Sunday, October 18, 2009
Learn The Math - Part 3
Saving Money Tip #199 – Learn The Math – Part 3. In parts 1 and 2 of this series, I discussed why it is important to learn some basic math concepts in order to help you save money. In part 1 we talked about calculating percentages, and in part 2 we discussed figuring out fractions. Today, we are going to talk about figuring out compounding interest rates on investments. Interest rates are calculated by multiplying the percentage by the original number. Compounding simply means that you get interest on the interest.
Suppose you are looking at investing some money – let’s say $1,000 – for the relative short term of 1 to 3 years. You look at some banks to compare interest rates. The bank says they will pay an annual interest rate of 1% if you put your $1000 into a savings account. For the sake of simplicity, let’s assume the interest is compounded annually. And then you find an online bank that is running some special rates to get you to become a customer. Their savings account will pay a 2% annual rate. How much will you get if you keep your money there for three years?

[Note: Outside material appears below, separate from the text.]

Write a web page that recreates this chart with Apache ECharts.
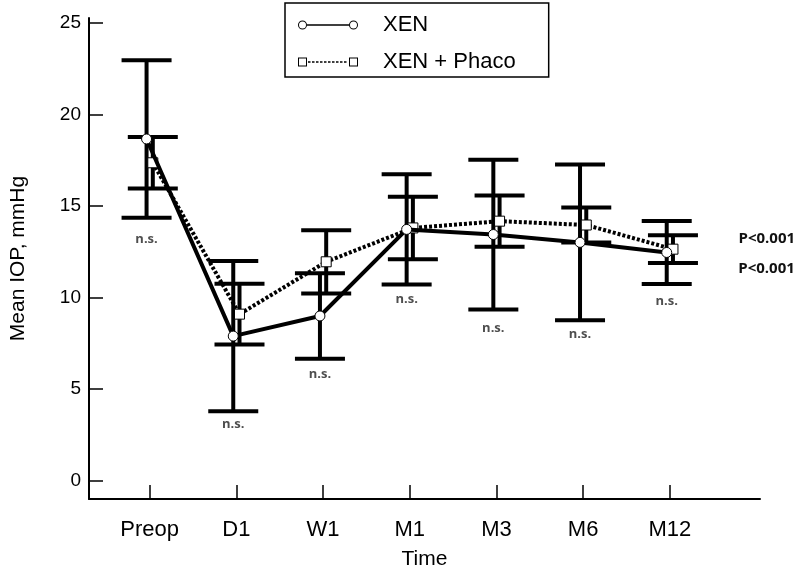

Well, we already discussed in Part 1 of this series how to figure out the percentages, so let’s use that knowledge. One percent of $1,000 is $10. That means if you invest $1,000 for one year, you will have $1,010 at the end of year one. If you keep the money in there for a second year, you will have $1020.10. That is because you now have $1010 earning 1% interest. One percent of $1010 is $10.10. Add $10.10 to the $1010 that you had at the end of year one and you will now have $1020.10. If you keep the money in the bank for a third year, you will have $1030.30 ($1020.10 x 1% is $10.20. Add $10.20 to the $1020.10 that you had at the end of year two to get $1030.30). By keeping the money in the bank for three years and earning 1% interest per year, your $1000 has grown to $1030.30.
Now, let’s look at the online bank. They are promising you a rate of 2% annually. Let’s figure out your interest. At the end of year one, you will have $1020 (1000 x 2% = $20 in interest + the original $1000). At the end of year two you will have $1040.40 ($1020 x 2% = $20.40 + $1020 that you had at the end of year 1). At the end of year three you will have $1061.21. (1040.40 x 2%=$20.81 + the $1040.40 you had at the end of year 2). So now you were able to calculate the interest and the final amount you will receive after three years. Keep in mind that many banks compound interest more often than annually (maybe daily or monthly) so the final amount may be a bit higher, but this should get you close enough comparison.
Let’s compare. If you put your money in a savings account for three years earning 1% interest compounded annually then you will have $1030.30 at the end of year 3. Or if you put it in a bank account earning 2% interest compounded annually, you will have $1061.21 at the end of three years. Now of course, this assumes that rates don’t change at either bank during the course of three years. But regardless this example shows how to calculate interest rates.
Everyone should be able to figure out the approximate interest rates that a bank savings account or CD is paying. You can use a calculator to do the calculations, but it is a good idea to understand how to compute the numbers manually.
In Real Life (IRL) – When I was younger I used to set up spreadsheets on the computer figuring out how much my money would be worth at some future date if it was earning x% each year. It was neat to see how the compounding made my money grow so much faster. By inputting the amount of money I was putting into an account and estimating the percent interest I was getting, I would get excited by how much money I would have at a far off date in the future. This served as a motivating factor for me to keep saving my money. By changing the interest rates, I could see the difference in the amount my money would be worth if I earned a higher percentage or lower percentage.
This sometimes led me to look for CDs that paid higher interest rates or savings accounts that offered more competitive rates. Of course, with the CDs, the rates were guaranteed for a set period of time, whereas the savings account rates could change at any time, but it still gave me an idea of how striving to find higher returns on my money could make my money grow faster.
There are many online programs and calculators that can do the same thing for you. And they are good motivators to keep up your savings pace and earn the best interest rate that you can. If you don’t have a computer near by or a calculator handy, then you can calculate the interest rates with paper and pencil using the method above to figure out the approximate amount of money you will make at a certain interest rate. Don’t get scared by the numbers or the percentages. The nice thing about being able to figure out the math is that there is only one correct answer. And if you practice enough with it, you will have a good understanding of how interest rates work and see how higher ones will work faster to grow your money.